** RECORDED DATA **
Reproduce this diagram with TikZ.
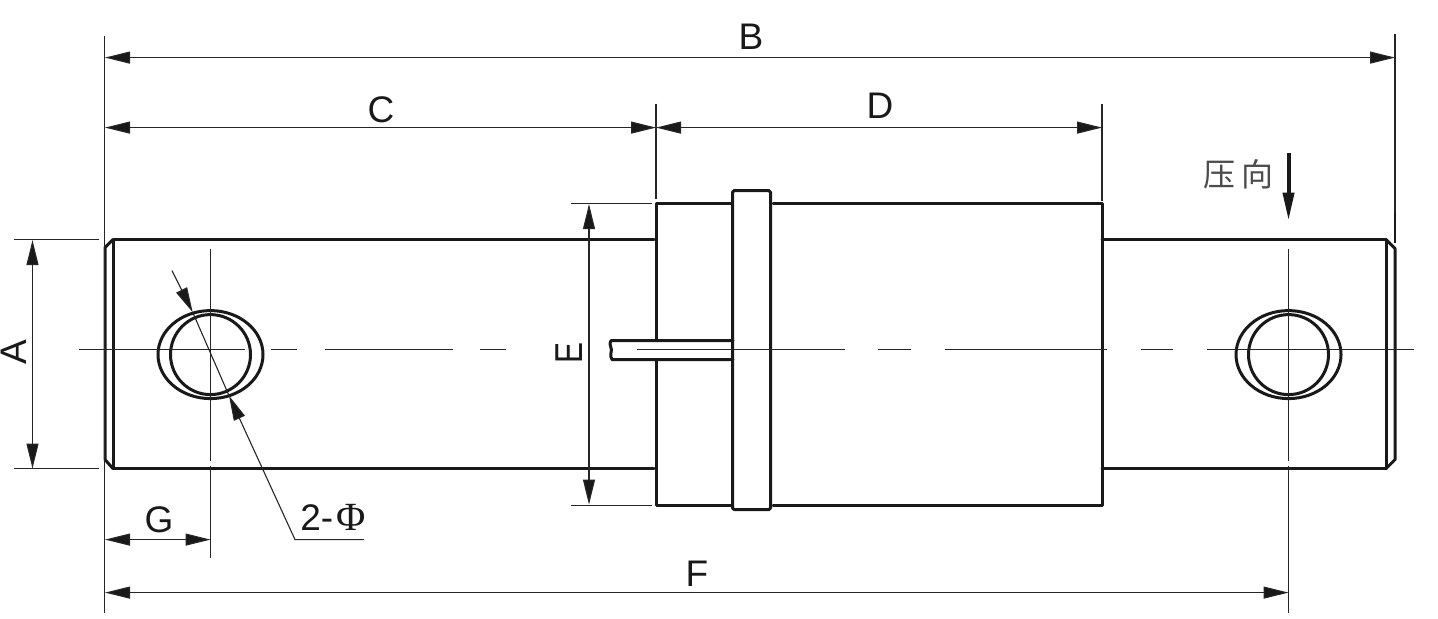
\documentclass[tikz,border=0pt]{standalone}
\usepackage{fontspec}
\setmainfont{Liberation Sans}
\newfontfamily\cjkfont{Noto Sans CJK SC}
\newfontfamily\serifgreek{Liberation Serif}
\usetikzlibrary{arrows.meta}
\tikzset{
  heavy/.style={line width=1.5pt,line cap=round,line join=round,draw=black!90},
  thin line/.style={line width=0.55pt,draw=black!85},
  dim/.style={thin line,{Triangle[length=12.5pt,width=6pt,fill=black!90]}-{Triangle[length=12.5pt,width=6pt,fill=black!90]}},
  label text/.style={font=\fontsize{18.5}{18.5}\selectfont,inner sep=0pt,text=black!90},
}
\begin{document}
\begin{tikzpicture}[x=0.5pt,y=-0.5pt]
\useasboundingbox (0,-0.6) rectangle (1438,618.4);
% coordinates
\coordinate (lt) at (113,239); \coordinate (lb) at (113,468);
\coordinate (rt) at (1386,239); \coordinate (rb) at (1386,468);
\coordinate (holeL) at (210.5,354); \coordinate (holeR) at (1288.5,354);
% shaft
\draw[heavy] (lt) -- (654,239);
\draw[heavy] (lb) -- (654,468);
\draw[heavy] (1102,239) -- (rt);
\draw[heavy] (1102,468) -- (rb);
\draw[heavy] (lt) -- (lb);
\draw[heavy] (rt) -- (rb);
\draw[heavy] (lt) -- (105,247) -- (105,459) -- (lb);
\draw[heavy] (rt) -- (1395,248) -- (1395,459) -- (rb);
% cylinder
\draw[heavy] (656,340) -- (656,203) -- (732.5,203);
\draw[heavy] (656,359) -- (656,504.5) -- (732.5,504.5);
\draw[heavy] (773,203) -- (1102,203) -- (1102,504.5) -- (773,504.5);
\draw[heavy,rounded corners=0.8pt] (732.5,190) rectangle (770.5,509);
% lead
\draw[heavy] (733,340) -- (611,340) .. controls (608,344) and (613,348) .. (611,352) .. controls (610,355) and (611,357) .. (612,359) -- (733,359);
% holes
\draw[heavy] (holeL) ellipse [x radius=52.5,y radius=44];
\draw[heavy] (holeL) circle [radius=40];
\draw[heavy] (holeR) ellipse [x radius=52.5,y radius=44];
\draw[heavy] (holeR) circle [radius=40];
% centre lines
\draw[thin line] (79,349) -- (245,349);
\draw[thin line] (271,349) -- (297,349);
\draw[thin line] (325,349) -- (453,349);
\draw[thin line] (480,349) -- (506,349);
\draw[thin line] (637,349) -- (845,349);
\draw[thin line] (878,349) -- (911,349);
\draw[thin line] (945,349) -- (1107,349);
\draw[thin line] (1141,349) -- (1173,349);
\draw[thin line] (1207,349) -- (1414,349);
\draw[thin line] (210.5,248) -- (210.5,460);
\draw[thin line] (210.5,465) -- (210.5,557);
\draw[thin line] (1288.5,248) -- (1288.5,460);
\draw[thin line] (1288.5,465) -- (1288.5,612);
% extension lines
\draw[thin line] (104.5,35) -- (104.5,612);
\draw[thin line] (1395,33) -- (1395,212);
\draw[line width=1.2pt,draw=black!90] (1395,212) -- (1395,242);
\draw[thin line] (656,103) -- (656,198);
\draw[thin line] (1102,103) -- (1102,200);
\draw[thin line] (14,239) -- (99,239);
\draw[thin line] (14,468) -- (99,468);
\draw[thin line] (571,203) -- (652,203);
\draw[thin line] (571,504.5) -- (652,504.5);
% dimensions
\draw[dim] (105,57) -- (1395,57);
\draw[dim] (105,127) -- (656,127);
\draw[dim] (656,127) -- (1102,127);
\draw[dim] (105,592) -- (1288.5,592);
\draw[dim] (105,539) -- (210.5,539);
\draw[dim] (32.5,239.5) -- (32.5,468);
\draw[dim] (589,203.5) -- (589,504);
% diameter leader
\coordinate (tipA) at (192.7,311.7); \coordinate (tipB) at (229,395);
\draw[thin line,-{Triangle[length=12.5pt,width=6pt,fill=black!90]}] (172,270) -- (tipA);
\draw[thin line] (tipA) -- (tipB);
\draw[thin line,{Triangle[length=12.5pt,width=6pt,fill=black!90]}-] (tipB) -- (295,539) -- (364,539);
% press arrow
\draw[line width=2pt,draw=black!90,-{Triangle[length=14pt,width=5.5pt,fill=black!90]}] (1288.5,152) -- (1288.5,220);
% labels
\node[label text] (labB) at (751,36) {B};
\node[label text] (labC) at (381,109) {C};
\node[label text] (labD) at (880,105) {D};
\node[label text] (labF) at (697,573) {F};
\node[label text] (labG) at (159,519) {G};
\node[label text,rotate=90] (labA) at (14,352) {A};
\node[label text,rotate=90] (labE) at (569.5,352) {\scalebox{0.85}[1.05]{E}};
\node[label text,anchor=base west] (labPhi) at (300,530) {2-\hspace{1.5pt}{\serifgreek\fontsize{20}{20}\selectfont Φ}};
\node[inner sep=0pt,text=black!70] (labPress) at (1238,174) {\cjkfont\fontsize{16}{16}\selectfont 压\hspace{3pt}向};
\end{tikzpicture}
\end{document}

** YOUR INSTRUCTIONS **
Transcribe all of the material exactly, leaving out whatever pictures it contains.

** ANSWER TO THIS PROBLEM **
Reproduce this diagram with TikZ.
\documentclass[tikz,border=0pt]{standalone}
\usepackage{fontspec}
\setmainfont{Liberation Sans}
\newfontfamily\cjkfont{Noto Sans CJK SC}
\newfontfamily\serifgreek{Liberation Serif}
\usetikzlibrary{arrows.meta}
\tikzset{
  heavy/.style={line width=1.5pt,line cap=round,line join=round,draw=black!90},
  thin line/.style={line width=0.55pt,draw=black!85},
  dim/.style={thin line,{Triangle[length=12.5pt,width=6pt,fill=black!90]}-{Triangle[length=12.5pt,width=6pt,fill=black!90]}},
  label text/.style={font=\fontsize{18.5}{18.5}\selectfont,inner sep=0pt,text=black!90},
}
\begin{document}
\begin{tikzpicture}[x=0.5pt,y=-0.5pt]
\useasboundingbox (0,-0.6) rectangle (1438,618.4);
% coordinates
\coordinate (lt) at (113,239); \coordinate (lb) at (113,468);
\coordinate (rt) at (1386,239); \coordinate (rb) at (1386,468);
\coordinate (holeL) at (210.5,354); \coordinate (holeR) at (1288.5,354);
% shaft
\draw[heavy] (lt) -- (654,239);
\draw[heavy] (lb) -- (654,468);
\draw[heavy] (1102,239) -- (rt);
\draw[heavy] (1102,468) -- (rb);
\draw[heavy] (lt) -- (lb);
\draw[heavy] (rt) -- (rb);
\draw[heavy] (lt) -- (105,247) -- (105,459) -- (lb);
\draw[heavy] (rt) -- (1395,248) -- (1395,459) -- (rb);
% cylinder
\draw[heavy] (656,340) -- (656,203) -- (732.5,203);
\draw[heavy] (656,359) -- (656,504.5) -- (732.5,504.5);
\draw[heavy] (773,203) -- (1102,203) -- (1102,504.5) -- (773,504.5);
\draw[heavy,rounded corners=0.8pt] (732.5,190) rectangle (770.5,509);
% lead
\draw[heavy] (733,340) -- (611,340) .. controls (608,344) and (613,348) .. (611,352) .. controls (610,355) and (611,357) .. (612,359) -- (733,359);
% holes
\draw[heavy] (holeL) ellipse [x radius=52.5,y radius=44];
\draw[heavy] (holeL) circle [radius=40];
\draw[heavy] (holeR) ellipse [x radius=52.5,y radius=44];
\draw[heavy] (holeR) circle [radius=40];
% centre lines
\draw[thin line] (79,349) -- (245,349);
\draw[thin line] (271,349) -- (297,349);
\draw[thin line] (325,349) -- (453,349);
\draw[thin line] (480,349) -- (506,349);
\draw[thin line] (637,349) -- (845,349);
\draw[thin line] (878,349) -- (911,349);
\draw[thin line] (945,349) -- (1107,349);
\draw[thin line] (1141,349) -- (1173,349);
\draw[thin line] (1207,349) -- (1414,349);
\draw[thin line] (210.5,248) -- (210.5,460);
\draw[thin line] (210.5,465) -- (210.5,557);
\draw[thin line] (1288.5,248) -- (1288.5,460);
\draw[thin line] (1288.5,465) -- (1288.5,612);
% extension lines
\draw[thin line] (104.5,35) -- (104.5,612);
\draw[thin line] (1395,33) -- (1395,212);
\draw[line width=1.2pt,draw=black!90] (1395,212) -- (1395,242);
\draw[thin line] (656,103) -- (656,198);
\draw[thin line] (1102,103) -- (1102,200);
\draw[thin line] (14,239) -- (99,239);
\draw[thin line] (14,468) -- (99,468);
\draw[thin line] (571,203) -- (652,203);
\draw[thin line] (571,504.5) -- (652,504.5);
% dimensions
\draw[dim] (105,57) -- (1395,57);
\draw[dim] (105,127) -- (656,127);
\draw[dim] (656,127) -- (1102,127);
\draw[dim] (105,592) -- (1288.5,592);
\draw[dim] (105,539) -- (210.5,539);
\draw[dim] (32.5,239.5) -- (32.5,468);
\draw[dim] (589,203.5) -- (589,504);
% diameter leader
\coordinate (tipA) at (192.7,311.7); \coordinate (tipB) at (229,395);
\draw[thin line,-{Triangle[length=12.5pt,width=6pt,fill=black!90]}] (172,270) -- (tipA);
\draw[thin line] (tipA) -- (tipB);
\draw[thin line,{Triangle[length=12.5pt,width=6pt,fill=black!90]}-] (tipB) -- (295,539) -- (364,539);
% press arrow
\draw[line width=2pt,draw=black!90,-{Triangle[length=14pt,width=5.5pt,fill=black!90]}] (1288.5,152) -- (1288.5,220);
% labels
\node[label text] (labB) at (751,36) {B};
\node[label text] (labC) at (381,109) {C};
\node[label text] (labD) at (880,105) {D};
\node[label text] (labF) at (697,573) {F};
\node[label text] (labG) at (159,519) {G};
\node[label text,rotate=90] (labA) at (14,352) {A};
\node[label text,rotate=90] (labE) at (569.5,352) {\scalebox{0.85}[1.05]{E}};
\node[label text,anchor=base west] (labPhi) at (300,530) {2-\hspace{1.5pt}{\serifgreek\fontsize{20}{20}\selectfont Φ}};
\node[inner sep=0pt,text=black!70] (labPress) at (1238,174) {\cjkfont\fontsize{16}{16}\selectfont 压\hspace{3pt}向};
\end{tikzpicture}
\end{document}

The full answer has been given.